As some special interests seem unable to understand the logic and math behind it all, this space (as it is wont to do) will bring some clarity to the savings the state will achieve by contracting out the book of health insurance business it current self-ensures, and where the process is headed.
A Gov. Bobby Jindal Administration met with Louisiana’s State Civil Service Commission yesterday to give an update on where the effort is headed. The decision has been made to get the state out of the business of running its own plan, which only one other state does, impacting the roughly one-quarter of state employees and retirees and their families who choose what is called the Preferred Provider Organization plan. As the latest statistics show that over half of the money spent by the state agency administrator Office of Group Benefits goes to running this plan, logically savings should result if run more efficiently by the private sector as with other state plans (and, because PPO rates are higher for the same service provided and there’s a taxpayer match, this could save clients and taxpayers an estimated $55 million above and beyond savings in administrative costs).
The procedure to implement requires that a request for proposal go out soon, followed by a contract letting anticipated in June. The Jindal Administration may hope to catch the Joint Legislative Committee on the Budget while the Legislature remains in session (until Jun. 4), which would have to approve of a contract of this size in the millions of dollars (even as the state can expect a one-time gain much higher than an annual contract by making available to a private entity the right to do this business.) This assumes (pretty safely) that a bidder will come in below the current rate structure.
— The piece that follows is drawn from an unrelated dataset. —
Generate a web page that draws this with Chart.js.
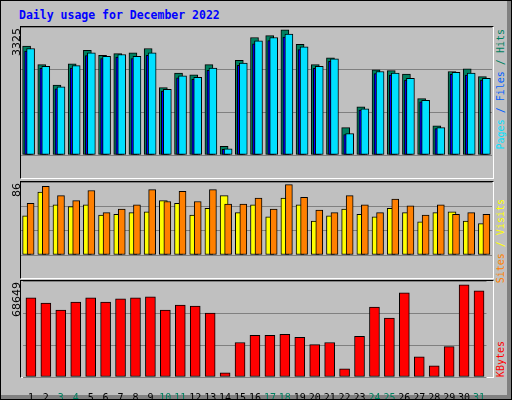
<!DOCTYPE html>
<html>
<head>
<meta charset="utf-8">
<script src="https://cdn.jsdelivr.net/npm/chart.js@4/dist/chart.umd.min.js"></script>
<style>
  body { margin: 0; }
  #frame { position: relative; width: 510px; height: 398px; background: #c0c0c0; border: 1px solid #000;
           box-shadow: inset -4px -4px 0 #808080; overflow: hidden; font-family: "DejaVu Sans Mono", monospace; }
  #title { position: absolute; left: 18px; top: 7px; color: #0000ff; font-weight: bold; font-size: 11.5px; }
  .panel { position: absolute; left: 19px; width: 472px; border-top: 1px solid #000; border-left: 1px solid #000;
           border-bottom: 1px solid #fff; border-right: 1px solid #fff; }
  canvas { position: absolute; left: 20px; }
  .vlab { position: absolute; white-space: nowrap; transform-origin: 0 0; transform: rotate(-90deg) translateX(-100%);
          line-height: 12px; }
  .maxlab { left: 10px; font-family: "DejaVu Sans", sans-serif; font-size: 11px; color: #000; }
  .side { left: 494px; font-size: 10px; }
</style>
</head>
<body>
<div id="frame">
  <div id="title">Daily usage for December 2022</div>
  <div class="panel" style="top:25px;height:151px"></div>
  <div class="panel" style="top:180px;height:96px"></div>
  <div class="panel" style="top:279px;height:96px"></div>
  <canvas id="top" width="471" height="151" style="top:26px"></canvas>
  <canvas id="mid" width="471" height="96" style="top:181px"></canvas>
  <canvas id="bot" width="471" height="119" style="top:280px"></canvas>
  <div class="vlab maxlab" style="top:27px">3325</div>
  <div class="vlab maxlab" style="top:182px">86</div>
  <div class="vlab maxlab" style="top:281px">68649</div>
  <div class="vlab side" style="top:28px"><span style="color:#00e0ff">Pages</span><span style="color:#0060ff"> / Files</span><span style="color:#008060"> / Hits</span></div>
  <div class="vlab side" style="top:198px"><span style="color:#ff8000">Sites</span><span style="color:#ffff00"> / Visits</span></div>
  <div class="vlab side" style="top:340px;color:#ff0000">KBytes</div>
</div>
<script>
const days = Array.from({length: 31}, (_, i) => String(i + 1));
const weekendDays = ['3', '4', '10', '11', '17', '18', '24', '25', '31'];

const hits = [2895, 2399, 1857, 2421, 2782, 2647, 2692, 2715, 2828, 1790, 2173, 2128, 2399, 233, 2512, 3121,
              3173, 3325, 2940, 2399, 2579, 729, 1278, 2264, 2241, 2151, 1496, 775, 2218, 2286, 2083];
const files = [2828, 2354, 1812, 2376, 2715, 2624, 2670, 2624, 2715, 1745, 2106, 2060, 2309, 165, 2444, 3031,
               3121, 3211, 2873, 2354, 2557, 572, 1226, 2218, 2173, 2038, 1451, 729, 2196, 2173, 2038];
const pages = [2760, 2300, 1760, 2310, 2640, 2560, 2600, 2560, 2650, 1700, 2050, 2010, 2250, 150, 2380, 2950,
               3040, 3130, 2800, 2300, 2490, 540, 1190, 2160, 2120, 1990, 1410, 700, 2140, 2120, 1990];
const visits = [46, 74, 59, 57, 59, 47, 48, 50, 51, 64, 61, 47, 55, 70, 50, 59, 45, 67, 59, 40, 46, 54, 48, 45,
                55, 50, 39, 50, 51, 40, 37];
const sites = [61, 81, 70, 64, 76, 50, 54, 59, 77, 63, 75, 63, 77, 60, 60, 67, 54, 83, 68, 53, 50, 70, 59, 50,
               66, 58, 47, 59, 48, 50, 48];
const kbytes = [56558, 52932, 47857, 53657, 56558, 53657, 55833, 56558, 57283, 47857, 51482, 50757, 45681, 2900,
                24653, 29729, 29729, 30454, 28279, 23203, 24653, 5801, 29004, 50032, 42056, 60183, 14502, 7976,
                21753, 65984, 61634];

// shift bars sideways so they overlap like webalizer does
const shiftPlugin = {
    id: 'shift',
    afterDatasetsUpdate(chart) {
        chart.data.datasets.forEach((ds, i) => {
            chart.getDatasetMeta(i).data.forEach(bar => { bar.x += ds.shift || 0; });
        });
    }
};

function bar(label, data, color, width, shift, order) {
    return { label, data, backgroundColor: color, borderColor: '#000', borderWidth: 1,
             barThickness: width, shift, order, borderSkipped: false };
}

function makeChart(id, datasets, max, showX) {
    new Chart(document.getElementById(id), {
        type: 'bar',
        data: { labels: days, datasets },
        plugins: [shiftPlugin],
        options: {
            responsive: false,
            devicePixelRatio: 1,
            animation: false,
            layout: { padding: 0 },
            plugins: { legend: { display: false }, tooltip: { enabled: false } },
            datasets: { bar: { grouped: false } },
            scales: {
                x: {
                    display: showX,
                    grid: { display: false },
                    border: { display: false },
                    afterFit: s => { s.height = 23; },
                    ticks: {
                        padding: 7,
                        autoSkip: false,
                        maxRotation: 0,
                        font: { family: 'DejaVu Sans Mono', size: 10 },
                        color: ctx => weekendDays.includes(days[ctx.index]) ? '#008060' : '#000'
                    }
                },
                y: {
                    min: 0,
                    max: max,
                    afterFit: s => { s.width = 0; },
                    ticks: { display: false, stepSize: max / 3 },
                    border: { display: false },
                    grid: { color: '#808080', drawTicks: false }
                }
            }
        }
    });
}

makeChart('top', [
    bar('Hits', hits, '#008060', 8, -2, 2),
    bar('Pages', pages, '#0000ff', 8, 0, 1),
    bar('Files', files, '#00e0ff', 8, 2, 0)
], 3400, false);

makeChart('mid', [
    bar('Visits', visits, '#ffff00', 8, -2, 1),
    bar('Sites', sites, '#ff8000', 7, 2, 0)
], 86, false);

makeChart('bot', [
    bar('KBytes', kbytes, '#ff0000', 10, 0, 0)
], 68649, true);
</script>
</body>
</html>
Once granted, then a layoff plan of an estimated 177 of the 307 employees of OGB would have to be put to the SCSC, at its July meeting. This presentation in April was for informational purposes, estimating annual savings of nearly $30 million. Actually, this may end up underestimating savings; Tennessee, for example, with approximately one-third more insured participants has only a staff of 75 running it all.
An interest group representative hostile to the idea from the start, perhaps never having fully versed himself in the relevant statistics, wondered where all of these savings came from. Actually, it’s pretty simple: currently, the state spends over $70 million to oversee all of its plans, so, on a per employee basis, downsizing by over half would cut it down to the $30 million range or a savings of nearly $40 million. But, after having backed out the portion attributable to the self-insured operating expenses, you need to add in the contract amount to administer the newly privatized portion. If currently 72 percent of the total people insured through contracts cost $30 million to operate, adding in another 28 percent is close to $9 million, dropping overall savings to $31 million annually. So the Administration’s numbers seem reasonable on this account, but it all depends upon the winning bid. And, again, the Tennessee example shows it could be done even more efficiently.
The SCSC is involved because it must approve any layoff plan when numbers that high are involved. It typically concurs with agencies on these matters and the majority of its appointees have been made by Jindal himself, although he is allowing two appointees not his to continue serving past the end of their terms and he may wish to reappoint them or put new appointees on there before then. (This is not the only set of expired appointments left hanging; while some boards and commissions provide comprehensive information on their appointees’ terms, most do not, but anecdotal evidence, such as witnessed by the several prospective appointees to the Louisiana Developmental Disabilities Council whose terms should have begun six months ago suggests Jindal has been lax in catching up on making his appointments for the bodies.)